東京ガスがモザンビークのLNG共同調達に基本合意

(モザンビーク、日本、英国、米国)

ヨハネスブルク発

2018年06月26日

東京ガスと英国ガス大手セントリカは6月15日、モザンビークでの液化天然ガス(LNG)の共同調達に基本合意したと発表した。本合意に基づき、両社は米国石油大手アナダルコが開発するガス田から、年間約260万トンのLNGを購入する予定だ。期間は、LNG生産開始から2040年代初頭まで。

アナダルコは、モザンビーク北部のカーボデルカド州沖合にあるエリア1ガス田で進められているLNG事業の主要オペレーター(権益26.5%保有)で、三井物産もエリア1の20%の権益を保有している。
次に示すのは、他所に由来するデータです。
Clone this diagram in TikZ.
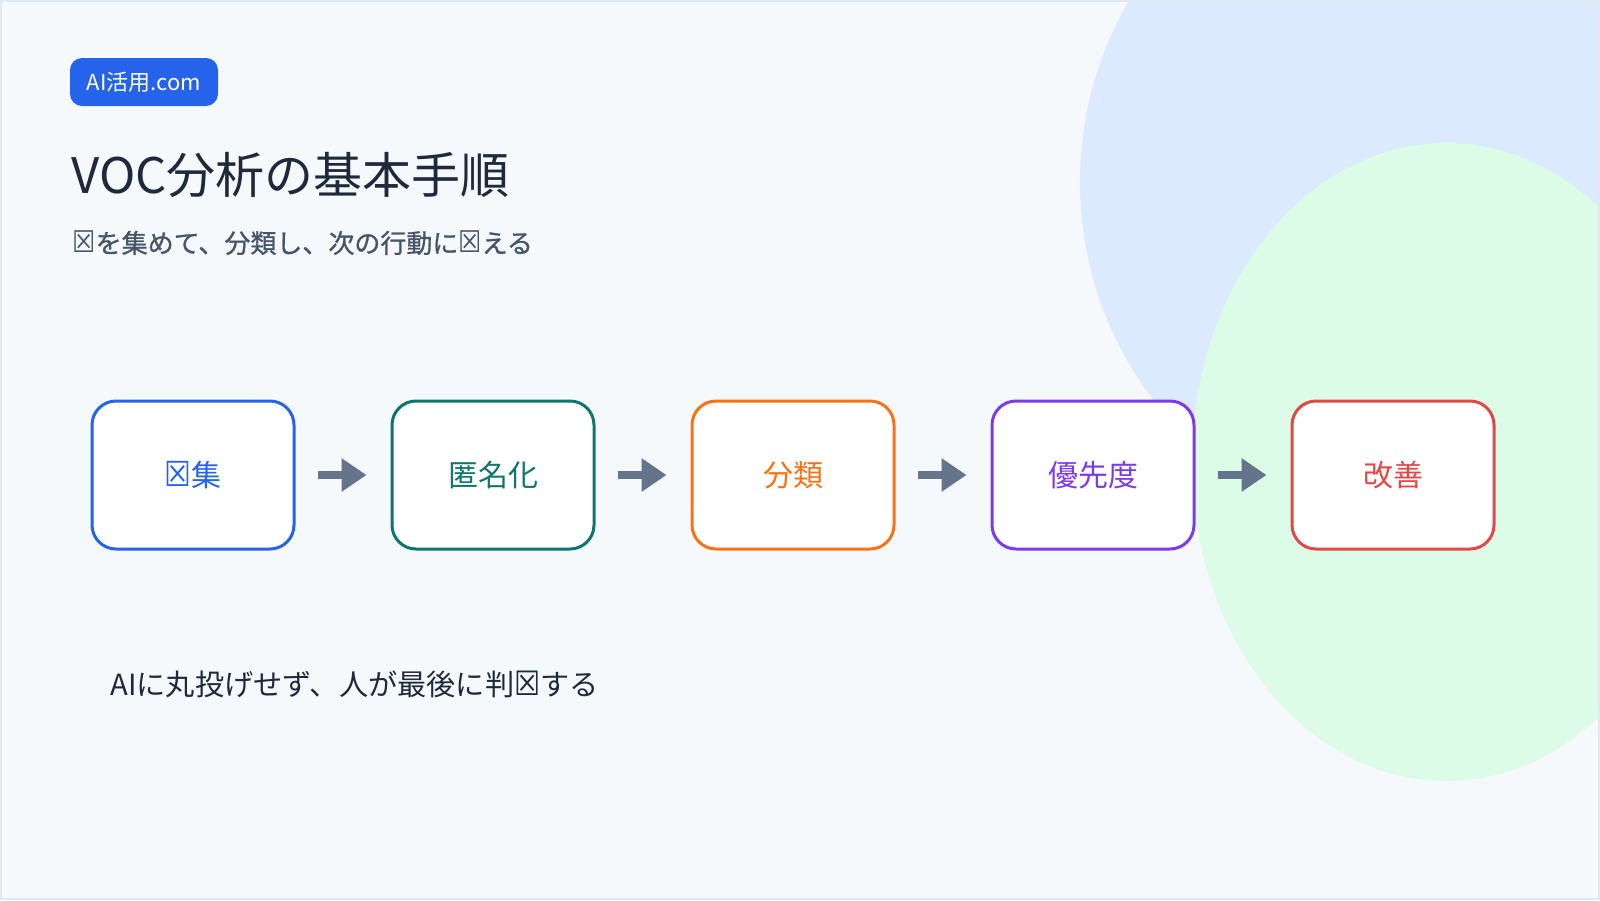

アナダルコのミッチ・イングラン副社長は「東京ガスとセントリカは、天然ガス業界において世界的に知名度が高く、両社がモザンビークのLNG事業にコミットしたことをうれしく思う」と発言し、「本合意がエリア1LNG事業の最終投資決定(FID)の重要な要素になる」と期待を示している。さらに、イングラン副社長は「共同調達合意は、日本と英国における天然ガス市場の需要変動にフレキシブルに対応することになる」と述べるとともに、「日本政府のLNG長期調達と競争力のある価格でのLNG調達というエネルギー戦略に資するものになる」との見解を示した(現地紙「ノティシアス」6月18日)。

アナダルコが進めるLNG事業は、エリア1のゴルフィーニョ・アツン・ガス田から年間約1,200万トンのLNGを生産する事業で、2系列(600万トン×2)が建設される予定だ。同ガス田は、31兆3,000億立方フィート(TCF)の天然ガス埋蔵量が確認されている。モザンビーク政府は、本LNG事業の開発計画を2018年3月に承認していた。2017年6月には、エリア4のサウスコーラル・ガス田でのLNG事業の最終投資がイタリア炭化水素公社(ENI)などにより決定された。このほかにも、エリア1とエリア4にまたがるガス田(プロスペリダージ・マンバ)でのLNG事業が検討されており、天然ガスの供給地としてモザンビークが注目されている。